The theory is simple: The smaller the number of processes you have running on your box the less there is to go wrong, or attack. This is one area where Windows based servers are immediately at a disadvantage over a *ix server, but I digress.

When I was pretending to be a hosting provider a few years ago I ran colocated discrete servers. They weren’t cheap to own or run, not by a long shot. That cost was a huge enemy of the KISS security concept.

In the process of trying to squeeze every last cent of value from the boxes I overloaded them with every obscure daemon and process I could think of. Subsequently the configuration of the servers became complex and difficult to manage, while applying patches became a cause of sleepless nights and caffeine abuse.
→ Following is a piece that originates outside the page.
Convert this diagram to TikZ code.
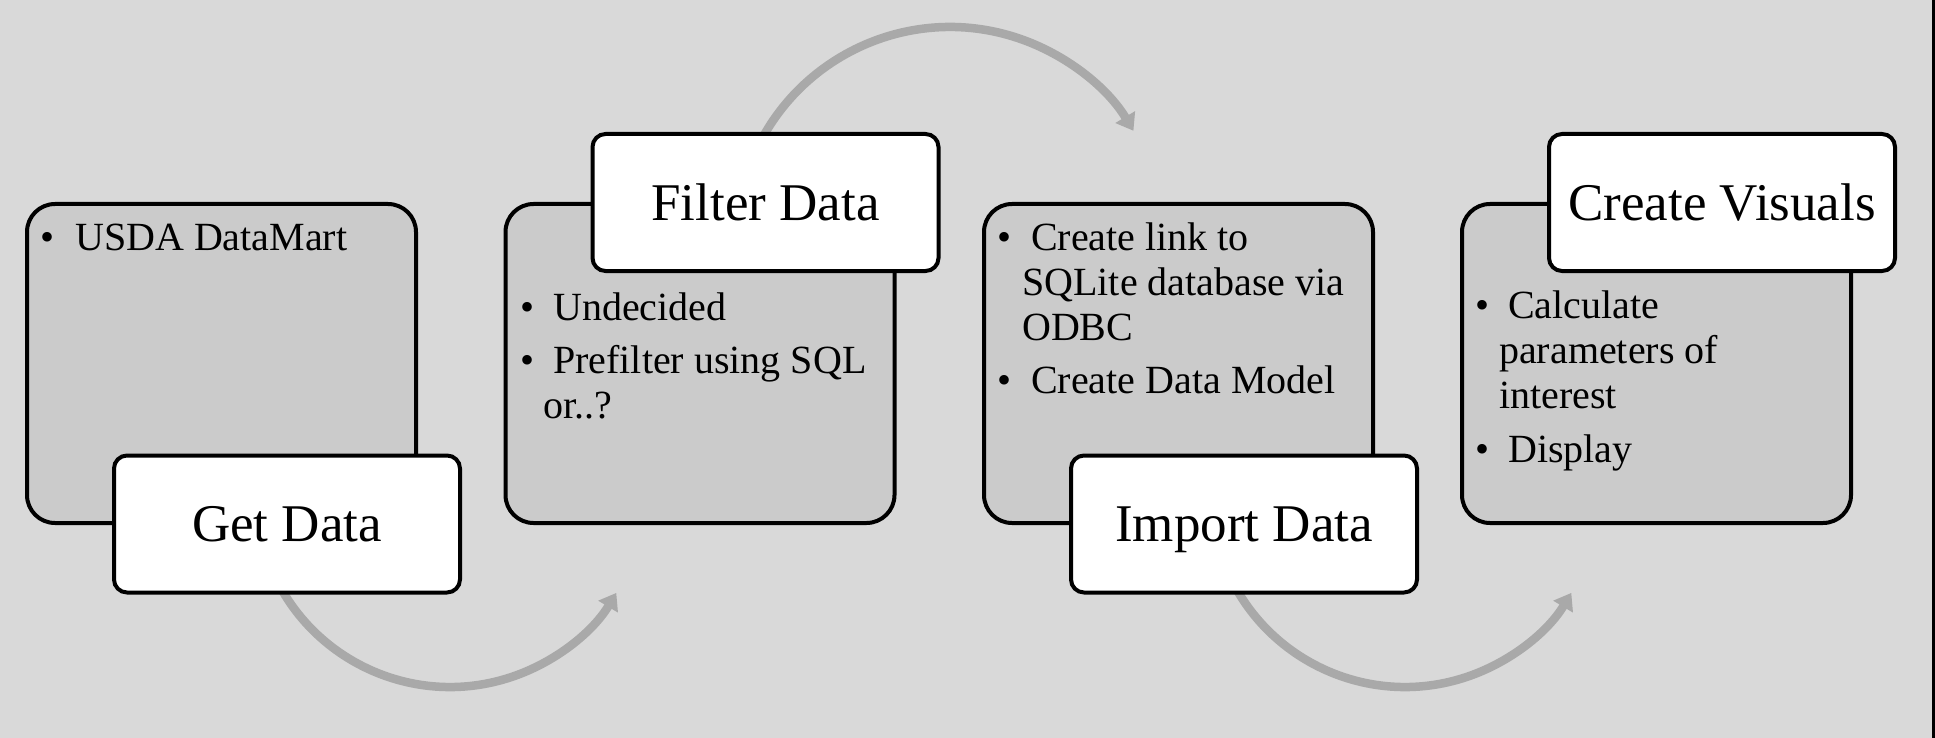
\documentclass[tikz,border=0pt]{standalone}
\usepackage{fontspec}
\setmainfont{Liberation Serif}
\usetikzlibrary{arrows.meta,calc}

\definecolor{pagebg}{HTML}{D9D9D9}
\definecolor{panelfill}{HTML}{CBCBCB}
\definecolor{flowgray}{HTML}{A9A9A9}

\tikzset{
  panel/.style={draw=black, line width=4pt, fill=panelfill, rounded corners=28pt,
    minimum width=389pt, minimum height=319pt, inner sep=0pt},
  stagebox/.style={draw=black, line width=4pt, fill=white, rounded corners=13pt,
    minimum width=346pt, minimum height=137pt, inner sep=0pt,
    text height=35pt, text depth=0pt, font=\fontsize{53}{60}\selectfont},
  itemline/.style={anchor=base west, inner sep=0pt, font=\fontsize{40}{45}\selectfont},
  bul/.style={anchor=base, inner sep=0pt, font=\fontsize{40}{45}\selectfont},
  flow/.style={draw=flowgray, line width=8.5pt,
    -{Triangle[length=16pt,width=22pt]}},
}

\begin{document}
\begin{tikzpicture}[x=1pt,y=1pt]
  % page
  \useasboundingbox (0,0) rectangle (1935,-738);
  \fill[pagebg] (0,0) rectangle (1935,-738);
  \fill[black] (1932,0) rectangle (1935,-738);

  % centres of the curved flow arrows
  \coordinate (c1) at (450,-493);
  \coordinate (c2) at (950,-241);
  \coordinate (c3) at (1405,-493);
  \coordinate (s1) at ($(c1)+(200:194)$);
  \coordinate (s2) at ($(c2)+(160:214)$);
  \coordinate (s3) at ($(c3)+(200:194)$);

  % flow arrows, drawn beneath the boxes
  \draw[flow] (s1) arc[start angle=200, end angle=329, radius=194pt];
  \draw[flow] (s2) arc[start angle=160, end angle=31, radius=214pt];
  \draw[flow] (s3) arc[start angle=200, end angle=329, radius=194pt];

  % content panels
  \node[panel] (p1) at (221.5,-363.5) {};
  \node[panel] (p2) at (700,-363.5) {};
  \node[panel] (p3) at (1178.5,-363.5) {};
  \node[panel] (p4) at (1656.5,-363.5) {};

  % stage titles
  \node[stagebox] (getdata)    at (287,-524)    {Get Data};
  \node[stagebox] (filterdata) at (765.5,-202.5)  {Filter Data};
  \node[stagebox] (importdata) at (1244,-524)   {Import Data};
  \node[stagebox] (visuals)    at (1722,-202.5) {Create Visuals};

  % panel 1
  \node[bul] (b11) at (48,-250) {•};
  \node[itemline] (t11) at (75,-250) {USDA DataMart};

  % panel 2
  \node[bul] (b21) at (527,-320) {•};
  \node[itemline] (t21) at (553,-320) {Undecided};
  \node[bul] (b22) at (527,-373) {•};
  \node[itemline] (t22) at (553,-373) {Prefilter using SQL};
  \node[itemline] (t23) at (543,-418) {or..?};

  % panel 3
  \node[bul] (b31) at (1004,-250) {•};
  \node[itemline] (t31) at (1031,-250) {Create link to};
  \node[itemline] (t32) at (1022,-295) {SQLite database via};
  \node[itemline] (t33) at (1022,-340) {ODBC};
  \node[bul] (b32) at (1004,-393) {•};
  \node[itemline] (t34) at (1031,-393) {Create Data Model};

  % panel 4
  \node[bul] (b41) at (1482,-318) {•};
  \node[itemline] (t41) at (1508,-318) {Calculate};
  \node[itemline] (t42) at (1499,-363) {parameters of};
  \node[itemline] (t43) at (1499,-408) {interest};
  \node[bul] (b42) at (1482,-462) {•};
  \node[itemline] (t44) at (1508,-462) {Display};
\end{tikzpicture}
\end{document}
With the cost to deliver a virtual server in the cents per hour and the ability to build a new server in a matter of minutes the barrier to building complex applications with a robust security architecture is all but vanished.

The mySQL server behind this blog site is a base install of Debian Lenny with mySQL, nullmailer, knockd and an iptables firewall script. That’s it. Simple to build, simple to configure, simple to backup and simple to manage. KISS.

A little bit of searching around on hardening up a linux box and you’ll quickly find information on changing default settings for sshd and iptables rulesets which you can combine with small targeted cloud servers to reduce the sleepless nights.

I can’t help with the coffee addiction though, I’m still trying to kick that habit myself!